The 'oh so sexy' stinger suits are on! The skipper said he'd given me a special 'Teletubby suit' - when asked if he was suggesting that I was brightly coloured, rather large and made wierd noises, he looked blank!

Spot the fish!

When on the beach, a cold beer is mandatory. We had diet Coke!

Whitehaven Beach

The sunshine continued and we absorbed enough Vitamin D to allow us to return to the Batcave that Melbourne winter was become until our next trip, which is Uluru, in just two weeks time. We will remember Hamilton Island for the sunshine and palm trees, breathtaking sunsets and abundance of stars in the sky.
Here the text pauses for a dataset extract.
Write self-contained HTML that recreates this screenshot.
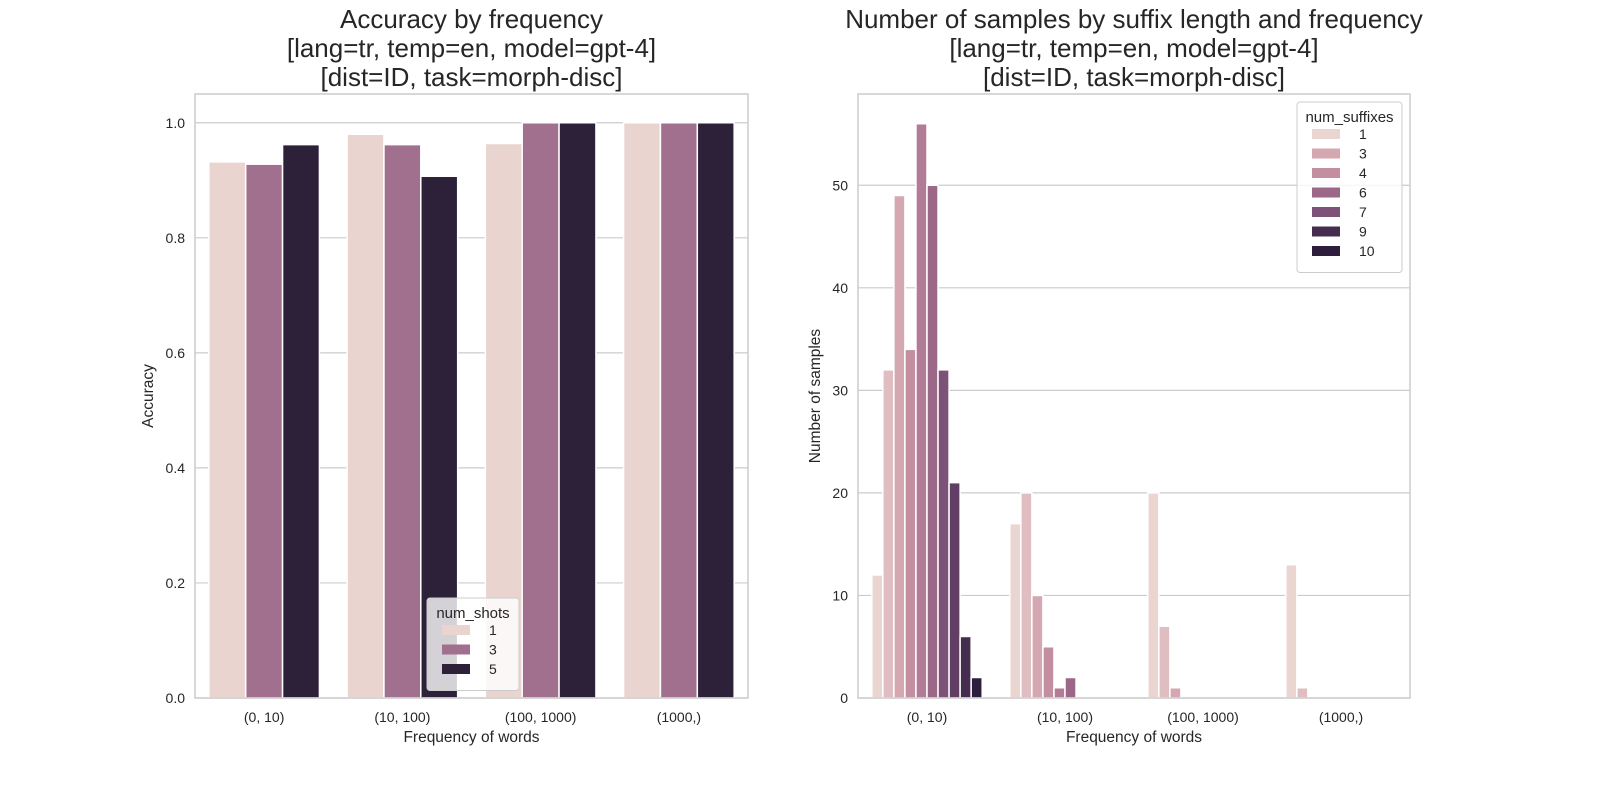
<!DOCTYPE html>
<html><head><meta charset="utf-8"><style>
html,body{margin:0;padding:0;background:#fff;}
svg{display:block;font-family:"Liberation Sans","DejaVu Sans",sans-serif;}
</style></head><body>
<svg id="chart" width="1600" height="800" viewBox="0 0 1600 800"></svg>
<script>
// Left chart data
const leftCategories = ["(0, 10)", "(10, 100)", "(100, 1000)", "(1000,)"];
const leftHues = ["1", "3", "5"];
const leftValues = [
  [0.932, 0.980, 0.964, 1.0],
  [0.928, 0.962, 1.0, 1.0],
  [0.962, 0.907, 1.0, 1.0]
];
const leftTicks = [0, 0.2, 0.4, 0.6, 0.8, 1.0];

// Right chart data
const rightCategories = ["(0, 10)", "(10, 100)", "(100, 1000)", "(1000,)"];
const rightHues = [1,2,3,4,5,6,7,8,9,10];
const rightLegend = ["1","3","4","6","7","9","10"];
const rightValues = [
  [12, 17, 20, 13],
  [32, 20, 7, 1],
  [49, 10, 1, 0],
  [34, 5, 0, 0],
  [56, 1, 0, 0],
  [50, 2, 0, 0],
  [32, 0, 0, 0],
  [21, 0, 0, 0],
  [6, 0, 0, 0],
  [2, 0, 0, 0]
];
const rightTicks = [0, 10, 20, 30, 40, 50];

const leftColors = ["#e9d4d0", "#a0708e", "#2d213a"];
const rightColors = ["#ead5d1","#dfbdc0","#d4a7b1","#c38ea0","#b27b96","#9b6888","#7d5278","#613f64","#452d4f","#2d1e3e"];

const NS = "http://www.w3.org/2000/svg";
const svg = document.getElementById("chart");
function mk(tag, attrs, parent, text){
  const e = document.createElementNS(NS, tag);
  for (const k in attrs) e.setAttribute(k, attrs[k]);
  if (text !== undefined) e.textContent = text;
  (parent || svg).appendChild(e);
  return e;
}

function drawPanel(o){
  const g = mk("g", {});
  
  
  const x0 = o.x0, x1 = o.x1, yTop = 94, yBot = 698;
  const yScale = v => yBot - (v / o.yMax) * (yBot - yTop);
  const step = (x1 - x0) / o.categories.length;
  const xCenter = i => x0 + step * (i + 0.5);
  // grid
  o.ticks.forEach(t => {
    const y = yScale(t);
    const ln = mk("line", {x1:x0, x2:x1, y1:y, y2:y, stroke:"#cccccc", "stroke-width":1.2}, g);
    
    
    const tx = mk("text", {x:x0-10, y:y+5, "text-anchor":"end", "font-size":14, fill:"#262626"}, g, o.tickFmt(t));
    
    
  });
  // bars
  const nH = o.values.length;
  const bw = step * 0.8 / nH;
  o.values.forEach((series, h) => {
    series.forEach((v, i) => {
      if (v <= 0) return;
      const x = xCenter(i) - step * 0.4 + h * bw;
      const y = yScale(v);
      const r = mk("rect", {x:x, y:y, width:bw, height:yBot - y, fill:o.colors[h], stroke:"#ffffff", "stroke-width":1.5}, g);
      
      
    });
  });
  // axes frame
  const fr = mk("rect", {x:x0, y:yTop, width:x1-x0, height:yBot-yTop, fill:"none", stroke:"#cccccc", "stroke-width":1.5}, g);
  
  
  o.categories.forEach((c, i) => {
    const t = mk("text", {x:xCenter(i), y:722, "text-anchor":"middle", "font-size":14, fill:"#262626"}, g, c);
    
    
  });
  const xt = mk("text", {x:(x0+x1)/2, y:742, "text-anchor":"middle", "font-size":15.5, fill:"#262626"}, g, "Frequency of words");
  
  
  const yx = o.yTitleX, yy = (yTop+yBot)/2;
  const yt = mk("text", {x:yx, y:yy, "text-anchor":"middle", "font-size":15.5, fill:"#262626", transform:"rotate(-90 "+yx+" "+yy+")"}, g, o.yTitle);
  
  
  const cx = (x0+x1)/2;
  o.title.forEach((line, k) => {
    const t = mk("text", {x:cx, y:28 + k*29, "text-anchor":"middle", "font-size":26, fill:"#262626"}, g, line);
    
    
  });
  return g;
}

const gl = drawPanel({name:"accuracy-chart", x0:195, x1:748, yMax:1.05, categories:leftCategories, values:leftValues, colors:leftColors, ticks:leftTicks, tickFmt:t=>t.toFixed(1), yTitle:"Accuracy", yTitleX:153, title:["Accuracy by frequency","[lang=tr, temp=en, model=gpt-4]","[dist=ID, task=morph-disc]"]});
const gr = drawPanel({name:"samples-chart", x0:858, x1:1410, yMax:58.9, categories:rightCategories, values:rightValues, colors:rightColors, ticks:rightTicks, tickFmt:t=>String(t), yTitle:"Number of samples", yTitleX:820, title:["Number of samples by suffix length and frequency","[lang=tr, temp=en, model=gpt-4]","[dist=ID, task=morph-disc]"]});

function legend(g, x, y, w, title, labels, colors){
  const lg = mk("g", {}, g);
  
  
  const h = 34 + labels.length * 19.5;
  mk("rect", {x:x, y:y, width:w, height:h, rx:3, fill:"#ffffff", "fill-opacity":0.8, stroke:"#cccccc", "stroke-width":1}, lg);
  mk("text", {x:x+w/2, y:y+20, "text-anchor":"middle", "font-size":15, fill:"#262626"}, lg, title);
  labels.forEach((l, i) => {
    const yy = y + 36 + i * 19.5;
    const e = mk("g", {}, lg);
    
    
    mk("rect", {x:x+15, y:yy-9, width:28, height:10, fill:colors[i]}, e);
    mk("text", {x:x+62, y:yy+1, "font-size":14, fill:"#262626"}, e, l);
  });
}
legend(gl, 427, 598, 92, "num_shots", leftHues, leftColors);
const legColors = rightLegend.map(l => rightColors[rightHues.indexOf(+l)]);
legend(gr, 1297, 102, 105, "num_suffixes", rightLegend, legColors);
</script>
</body></html>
I wanted to tell you that there were more stars in the sky than spots on a teenagers face, but Tom says that’s disgusting and I should find a more pleasant analogy. There weren’t many fish in the sea, but I’ve already got my man (sorry, couldn’t resist), and we’d go back to the Whistundays in a heartbeat. If you’re planning a trip to Australia, this paradise should be on your list.